WORK INSTRUCTIONS: Repeat the records below exactly, from the first line through the line containing "female_yticks = [120, 140, 160, 180, 200, 220]", and leave out any pictures.

RECORDS TO USE:
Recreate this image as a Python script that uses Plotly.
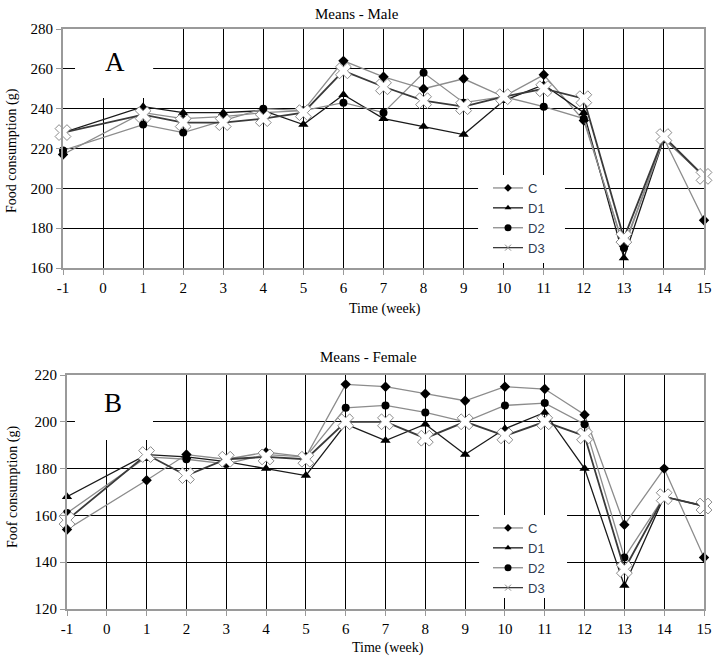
import plotly.graph_objects as go

# ---------------- data ----------------
weeks = [-1, 1, 2, 3, 4, 5, 6, 7, 8, 9, 10, 11, 12, 13, 14, 15]
week_ticks = list(range(-1, 16))
week_labels = [str(w) for w in week_ticks]
series_names = ["C", "D1", "D2", "D3"]

male_C  = [217, 238, 235, 236, 238, 239, 264, 256, 250, 255, 246, 257, 234, 171, 225, 184]
male_D1 = [228, 241, 238, 238, 239, 232, 247, 235, 231, 227, 244, 252, 238, 165, 225, 206]
male_D2 = [219, 232, 228, 234, 240, 239, 243, 238, 258, 243, 246, 241, 235, 170, 225, 206]
male_D3 = [228, 237, 233, 233, 235, 238, 259, 251, 244, 241, 246, 250, 245, 175, 226, 206]

female_C  = [154, 175, 186, 184, 187, 185, 216, 215, 212, 209, 215, 214, 203, 156, 180, 142]
female_D1 = [168, 186, 185, 183, 180, 177, 199, 192, 199, 186, 197, 204, 180, 130, 168, 164]
female_D2 = [161, 185, 184, 182, 186, 185, 206, 207, 204, 200, 207, 208, 199, 142, 168, 164]
female_D3 = [158, 186, 177, 184, 185, 184, 200, 200, 193, 200, 194, 200, 194, 137, 168, 164]

male_yticks = [160, 180, 200, 220, 240, 260, 280]
female_yticks = [120, 140, 160, 180, 200, 220]

# ---------------- styles ----------------
FONT = "Liberation Serif"
styles = {
    "C":  dict(line=dict(color="#8c8c8c", width=1.3),
               marker=dict(symbol="diamond", size=8, color="black")),
    "D1": dict(line=dict(color="#1a1a1a", width=1.3),
               marker=dict(symbol="triangle-up", size=9, color="black")),
    "D2": dict(line=dict(color="#8c8c8c", width=1.3),
               marker=dict(symbol="circle", size=8, color="black")),
    "D3": dict(line=dict(color="#3a3a3a", width=1.8),
               marker=dict(symbol="x", size=14, color="white",
                           line=dict(color="#8a8a8a", width=1))),
}
legend_markers = {
    "C":  dict(symbol="diamond", size=6, color="black"),
    "D1": dict(symbol="triangle-up", size=6, color="black"),
    "D2": dict(symbol="circle", size=7, color="black"),
    "D3": dict(symbol="x-thin", size=6, color="#8a8a8a", line=dict(color="#8a8a8a", width=1)),
}

fig = go.Figure()

male = [male_C, male_D1, male_D2, male_D3]
female = [female_C, female_D1, female_D2, female_D3]

for name, vals in zip(series_names, male):
    st = styles[name]
    fig.add_trace(go.Scatter(x=weeks, y=vals, mode="lines+markers", name=name,
                             line=st["line"], marker=st["marker"], showlegend=False,
                             xaxis="x", yaxis="y", cliponaxis=False))
for name, vals in zip(series_names, female):
    st = styles[name]
    fig.add_trace(go.Scatter(x=weeks, y=vals, mode="lines+markers", name=name,
                             line=st["line"], marker=st["marker"], showlegend=False,
                             xaxis="x2", yaxis="y2", cliponaxis=False))

# legend-only entries (small symbols as in reference)
for lg, xa, ya in [("legend", "x", "y"), ("legend2", "x2", "y2")]:
    for name in series_names:
        fig.add_trace(go.Scatter(x=[None], y=[None], mode="lines+markers", name=name,
                                 line=dict(color=styles[name]["line"]["color"], width=1.3),
                                 marker=legend_markers[name], legend=lg,
                                 xaxis=xa, yaxis=ya))

W, H = 717, 663
def px(x): return x / W
def py(y): return 1 - y / H

axis_common = dict(
    showgrid=True, gridcolor="black", gridwidth=1.3,
    showline=True, linecolor="#9a9a9a", linewidth=2, mirror=True,
    ticks="outside", ticklen=5, tickcolor="#9a9a9a", tickwidth=1,
    tickfont=dict(family=FONT, size=15, color="black"),
    zeroline=False, automargin=False,
)

legend_font = dict(family="Liberation Sans", size=13, color="#2f3b4f")

def white_box(xr, yr, x0, x1, y0, y1):
    return dict(type="rect", xref=xr, yref=yr, x0=x0, x1=x1, y0=y0, y1=y1,
                fillcolor="white", line=dict(width=0), layer="between")

def label(text, x, y, size, angle=0):
    return dict(text=text, x=px(x), y=py(y), xref="paper", yref="paper",
                xanchor="center", yanchor="middle", showarrow=False,
                textangle=angle, font=dict(size=size))

fig.update_layout(
    width=W, height=H,
    margin=dict(l=0, r=0, t=0, b=0, autoexpand=False),
    paper_bgcolor="white", plot_bgcolor="white",
    font=dict(family=FONT, color="black"),
    xaxis=dict(axis_common, domain=[px(63), px(704)], range=[-1, 15],
               tickvals=week_ticks, ticktext=week_labels, anchor="y"),
    yaxis=dict(axis_common, domain=[py(268), py(29)], range=[160, 280],
               tickvals=male_yticks, anchor="x"),
    xaxis2=dict(axis_common, domain=[px(67), px(704)], range=[-1, 15],
                tickvals=week_ticks, ticktext=week_labels, anchor="y2"),
    yaxis2=dict(axis_common, domain=[py(609), py(375)], range=[120, 220],
                tickvals=female_yticks, anchor="x2"),
    legend=dict(x=px(488), y=py(173), xanchor="left", yanchor="top",
                bgcolor="rgba(255,255,255,0)", borderwidth=0, font=legend_font,
                tracegroupgap=0, itemwidth=30),
    legend2=dict(x=px(488), y=py(513), xanchor="left", yanchor="top",
                 bgcolor="rgba(255,255,255,0)", borderwidth=0, font=legend_font,
                 tracegroupgap=0, itemwidth=30),
    shapes=[
        white_box("x", "y", -0.7, 1.25, 245.4, 280),
        white_box("x2", "y2", -0.8, 1.16, 192.2, 220),
        white_box("x", "y", 9.36, 11.53, 162.5, 206.7),
        white_box("x2", "y2", 9.35, 11.56, 124.7, 160.2),
    ],
    annotations=[
        label("Means - Male", 357, 14, 15),
        label("Time (week)", 385, 309, 14),
        label("Food consumption (g)", 12, 151, 14, -90),
        label("A", 115, 62, 27),
        label("Means - Female", 369, 357, 15),
        label("Time (week)", 388, 648, 14),
        label("Foof consumption (g)", 13, 487, 14, -90),
        label("B", 113, 403, 27),
    ],
)

# remove the browser's default 8px page margin so the figure fills the window
fig.write_html("out.html",
               config={"displayModeBar": False},
               post_script="document.body.style.margin='0px';document.body.style.overflow='hidden';")
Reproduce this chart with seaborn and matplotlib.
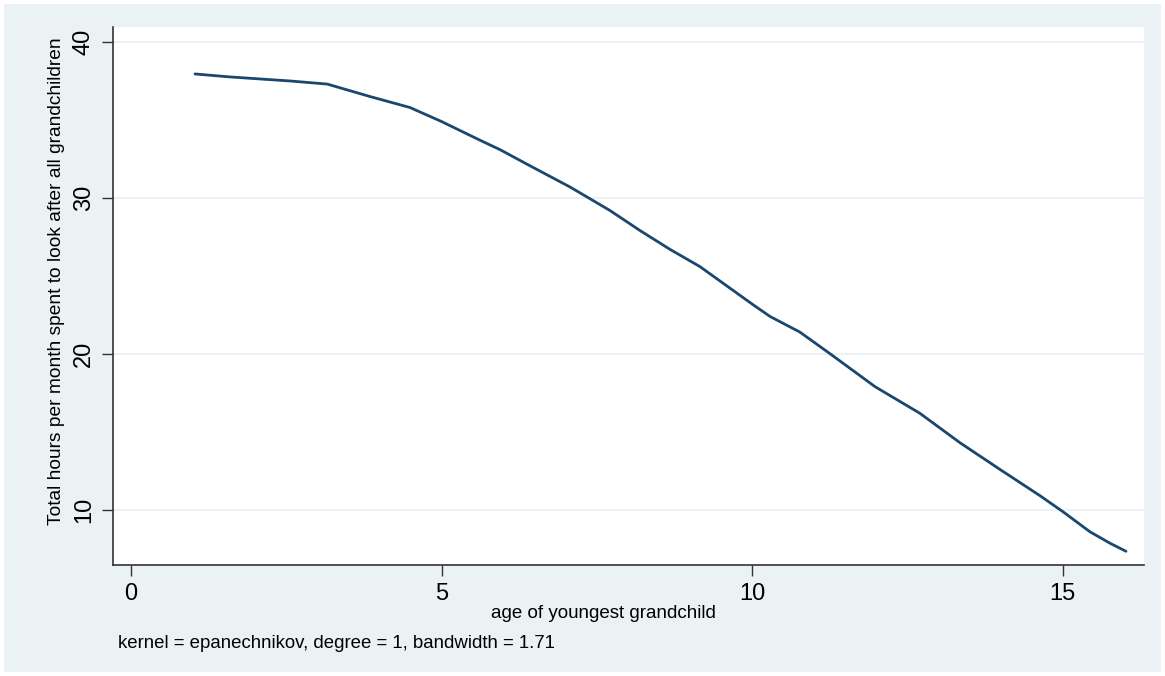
import matplotlib
matplotlib.use("Agg")
import matplotlib.pyplot as plt
from matplotlib.patches import Rectangle
import seaborn as sns
import pandas as pd

age = [1.03, 1.59, 2.56, 3.16, 3.85, 4.49, 5.0, 5.62, 5.94, 6.43, 7.07, 7.71, 8.2, 8.68,
       9.16, 10.0, 10.29, 10.77, 11.26, 11.98, 12.7, 13.35, 13.99, 14.64, 15.0, 15.44,
       15.77, 16.02]
hours = [37.95, 37.76, 37.5, 37.3, 36.5, 35.8, 34.9, 33.7, 33.1, 32.05, 30.7, 29.2, 27.9,
         26.7, 25.6, 23.2, 22.4, 21.4, 20.0, 17.9, 16.2, 14.3, 12.6, 10.9, 9.9, 8.6,
         7.85, 7.35]
xticks = [0, 5, 10, 15]
yticks = [10, 20, 30, 40]

sns.set_theme(style="white")
plt.rcParams['font.family'] = ['Liberation Sans', 'DejaVu Sans']

BG = "#EAF2F3"
LINE = "#1A476F"

fig = plt.figure(figsize=(11.65, 6.76), dpi=100, facecolor="white")
fig.patches.append(Rectangle((4 / 1165, 4 / 676), 1 - 8 / 1165, 1 - 8 / 676,
                             transform=fig.transFigure, facecolor=BG, edgecolor="none", zorder=-10))
ax = fig.add_axes([113 / 1165, 111 / 676, (1144 - 113) / 1165, (565 - 27) / 676])
ax.set_facecolor("white")

df = pd.DataFrame({"age": age, "hours": hours})
sns.lineplot(data=df, x="age", y="hours", ax=ax, color=LINE, linewidth=2.0)

ax.set_xlim(-0.29, 16.31)
ax.set_ylim(6.47, 40.96)
ax.set_xticks(xticks)
ax.set_yticks(yticks)
ax.grid(axis="y", color=BG, linewidth=1.5)
ax.grid(axis="x", visible=False)
ax.set_axisbelow(True)

for s in ["top", "right"]:
    ax.spines[s].set_visible(False)
for s in ["left", "bottom"]:
    ax.spines[s].set_color("#333333")
    ax.spines[s].set_linewidth(1.2)

ax.tick_params(axis="both", which="major", direction="out", length=8, width=1,
               color="#333333", labelsize=17, labelcolor="black", bottom=True, left=True)
ax.tick_params(axis="x", pad=5)
ax.tick_params(axis="y", pad=5)
for lab in ax.get_yticklabels():
    lab.set_rotation(90)
    lab.set_va("center")

ax.set_xlabel("age of youngest grandchild", fontsize=13.5, color="black", labelpad=0)
ax.set_ylabel("Total hours per month spent to look after all grandchildren", fontsize=13.8,
              color="black", labelpad=6)
ax.xaxis.label.set_x((603 - 113) / 1031)
ax.yaxis.label.set_y((565 - 281) / 538)

fig.text(118 / 1165, 1 - 643 / 676, "kernel = epanechnikov, degree = 1, bandwidth = 1.71",
         fontsize=13.4, ha="left", va="center", color="black")

fig.savefig("out.png", dpi=100, facecolor=fig.get_facecolor())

FULL ANSWER:
Recreate this image as a Python script that uses Plotly.
import plotly.graph_objects as go

# ---------------- data ----------------
weeks = [-1, 1, 2, 3, 4, 5, 6, 7, 8, 9, 10, 11, 12, 13, 14, 15]
week_ticks = list(range(-1, 16))
week_labels = [str(w) for w in week_ticks]
series_names = ["C", "D1", "D2", "D3"]

male_C  = [217, 238, 235, 236, 238, 239, 264, 256, 250, 255, 246, 257, 234, 171, 225, 184]
male_D1 = [228, 241, 238, 238, 239, 232, 247, 235, 231, 227, 244, 252, 238, 165, 225, 206]
male_D2 = [219, 232, 228, 234, 240, 239, 243, 238, 258, 243, 246, 241, 235, 170, 225, 206]
male_D3 = [228, 237, 233, 233, 235, 238, 259, 251, 244, 241, 246, 250, 245, 175, 226, 206]

female_C  = [154, 175, 186, 184, 187, 185, 216, 215, 212, 209, 215, 214, 203, 156, 180, 142]
female_D1 = [168, 186, 185, 183, 180, 177, 199, 192, 199, 186, 197, 204, 180, 130, 168, 164]
female_D2 = [161, 185, 184, 182, 186, 185, 206, 207, 204, 200, 207, 208, 199, 142, 168, 164]
female_D3 = [158, 186, 177, 184, 185, 184, 200, 200, 193, 200, 194, 200, 194, 137, 168, 164]

male_yticks = [160, 180, 200, 220, 240, 260, 280]
female_yticks = [120, 140, 160, 180, 200, 220]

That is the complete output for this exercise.